Web scraping involves the extraction of data from websites by fetching/downloading a webpage, before parsing the content into whatever software you are using (in our case, Alteryx) whereby you can manipulate/prep it like you would any other data.
Once the webpage data has been fetched, you need to separate it (e.g by using a row to column tool to delimit) and then filter for the part you want to use (e.g. using filters and regex tools). Finding said “part you want to use” can sometimes be harder than you think, this is where you can use a really easy trick which I will highlight below.
The data scraped from the webpage comes in HTML format and can be viewed in a Google Chrome browser (other browsers are available) by clicking on the following:
3 dots in a vertical line on the top right of Chrome > More Tools > Developer Tools
Now you can see the source code of whatever website you are looking at, in this example, The Data School’s homepage.

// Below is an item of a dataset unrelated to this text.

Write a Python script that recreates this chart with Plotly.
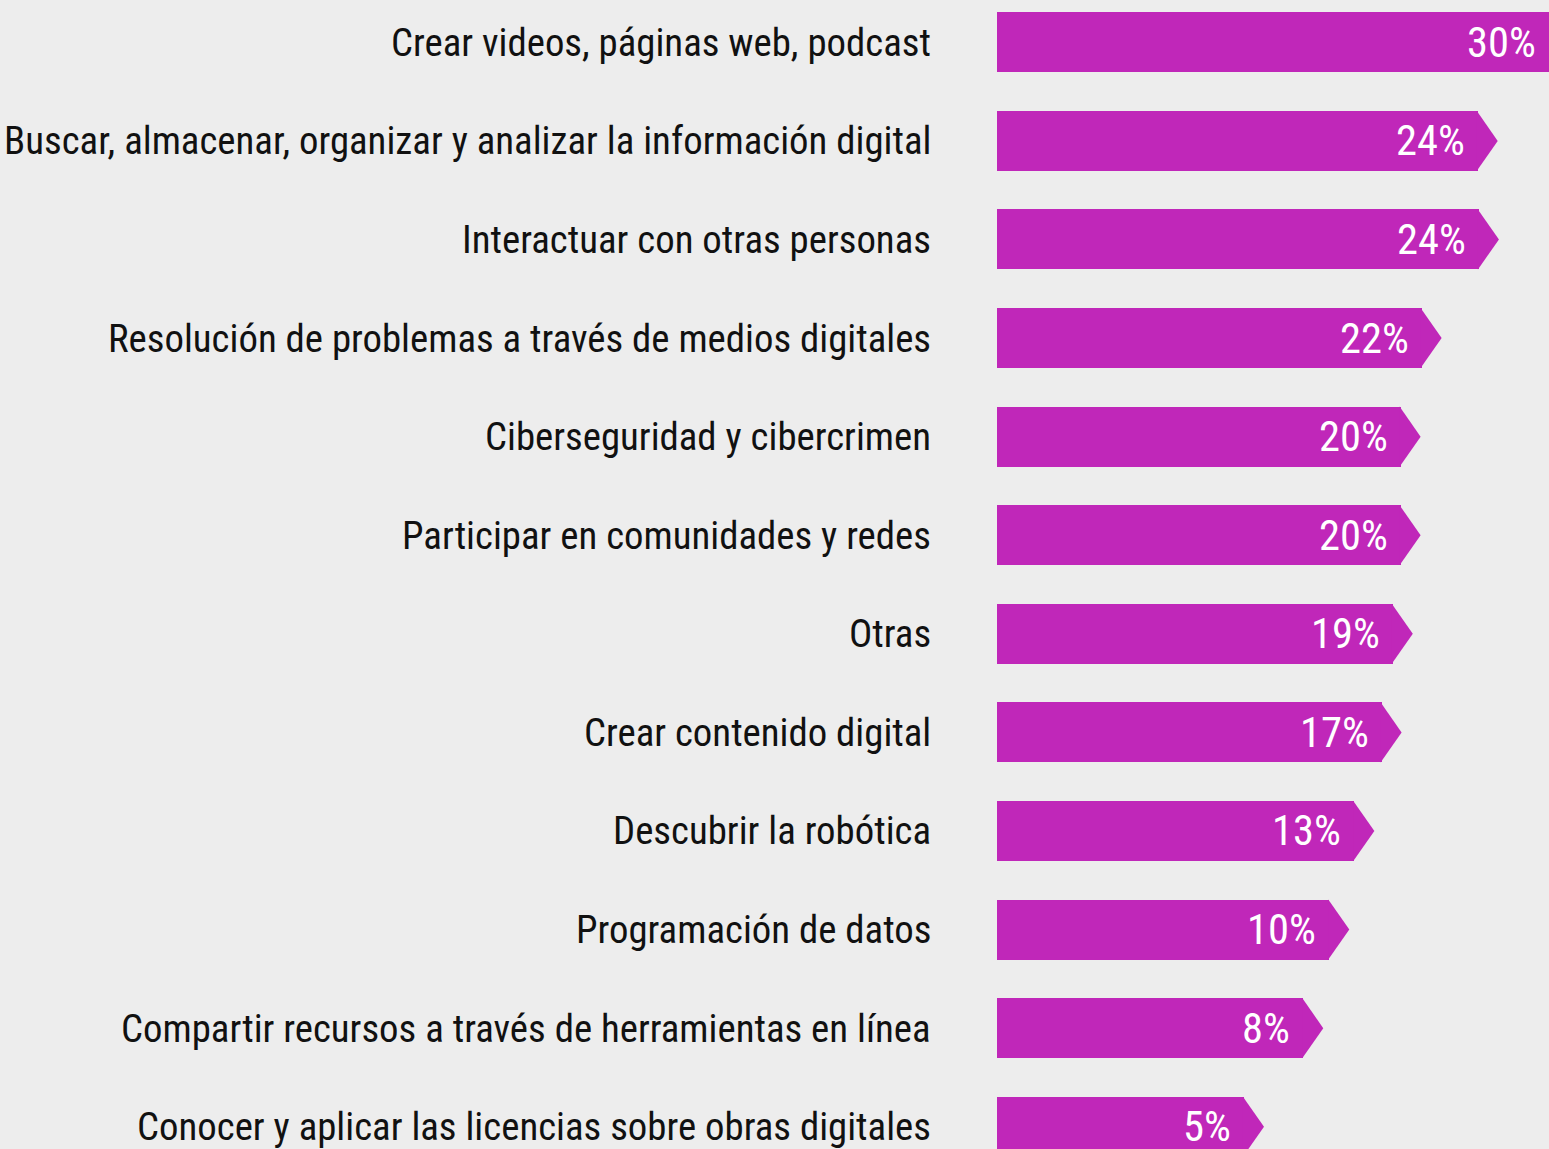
import plotly.graph_objects as go

categories = [
    "Crear videos, páginas web, podcast",
    "Buscar, almacenar, organizar y analizar la información digital",
    "Interactuar con otras personas",
    "Resolución de problemas a través de medios digitales",
    "Ciberseguridad y cibercrimen",
    "Participar en comunidades y redes",
    "Otras",
    "Crear contenido digital",
    "Descubrir la robótica",
    "Programación de datos",
    "Compartir recursos a través de herramientas en línea",
    "Conocer y aplicar las licencias sobre obras digitales",
]
pct_values = [30, 24, 24, 22, 20, 20, 19, 17, 13, 10, 8, 5]
# drawn bar lengths (the infographic is not to scale)
bar_len = [27.65, 24.0, 24.06, 21.2, 20.15, 20.15, 19.76, 19.2, 17.84, 16.59, 15.29, 12.33]

BAR_COLOR = "#C027B9"
BG = "#EDEDED"
FONT = "Roboto Condensed, Liberation Sans Narrow, sans-serif"

pos = list(range(len(categories)))
bar_h = 0.609
tip = 1.0
X_MAX = 27.56

fig = go.Figure()
fig.add_trace(go.Bar(
    x=bar_len, y=pos, orientation="h", width=bar_h,
    marker=dict(color=BAR_COLOR, line=dict(width=0)),
    hoverinfo="skip", showlegend=False,
))
for L, p in zip(bar_len, pos):
    fig.add_trace(go.Scatter(
        x=[L - 0.05, L + tip, L - 0.05, L - 0.05],
        y=[p - bar_h / 2, p, p + bar_h / 2, p - bar_h / 2],
        mode="lines", fill="toself", fillcolor=BAR_COLOR,
        line=dict(width=0, color=BAR_COLOR),
        hoverinfo="skip", showlegend=False,
    ))

# value labels inside the bar ends
for L, p, v in zip(bar_len, pos, pct_values):
    fig.add_annotation(
        x=min(L, X_MAX), y=p, text=f"{v}%", showarrow=False,
        xanchor="right", yanchor="middle", xshift=-11,
        font=dict(family=FONT, size=42.5, color="white"),
    )

# category labels to the left of the bars
for c, p in zip(categories, pos):
    fig.add_annotation(
        x=0, xref="paper", y=p, text=c, showarrow=False,
        xanchor="right", yanchor="middle", xshift=-64,
        font=dict(family=FONT, size=38.8, color="#111111"),
    )

fig.update_layout(
    width=1549, height=1149,
    margin=dict(l=997, r=0, t=0, b=0),
    paper_bgcolor=BG, plot_bgcolor=BG,
    bargap=0,
    xaxis=dict(range=[0, X_MAX], visible=False, fixedrange=True),
    yaxis=dict(range=[11.226, -0.429], visible=False, fixedrange=True),
)

fig.write_html("out.html", config={"displayModeBar": False},
               post_script="document.body.style.margin='0';")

There is a lot of code here, most of which is not super interpretable for those not well-rehearsed in reading HTML. If only there was a tool which let you identify the particular part of the page you want to see the code for… oh wait, there is!
If you click the element inspection button highlighted in yellow (the mouse cursor on a square) in the screengrab above then this allows you to subsequently click on a particular part of the webpage to show you the respective source code.
For example, say we want the code for the video on the homepage of /. We click the element inspection button on the source code window and then click on the “watch video” button on the data school webpage. This then highlights the respective code so that you can quickly work out how you should approach retrieving the target data and avoid wasting (as much) time foraging HTML.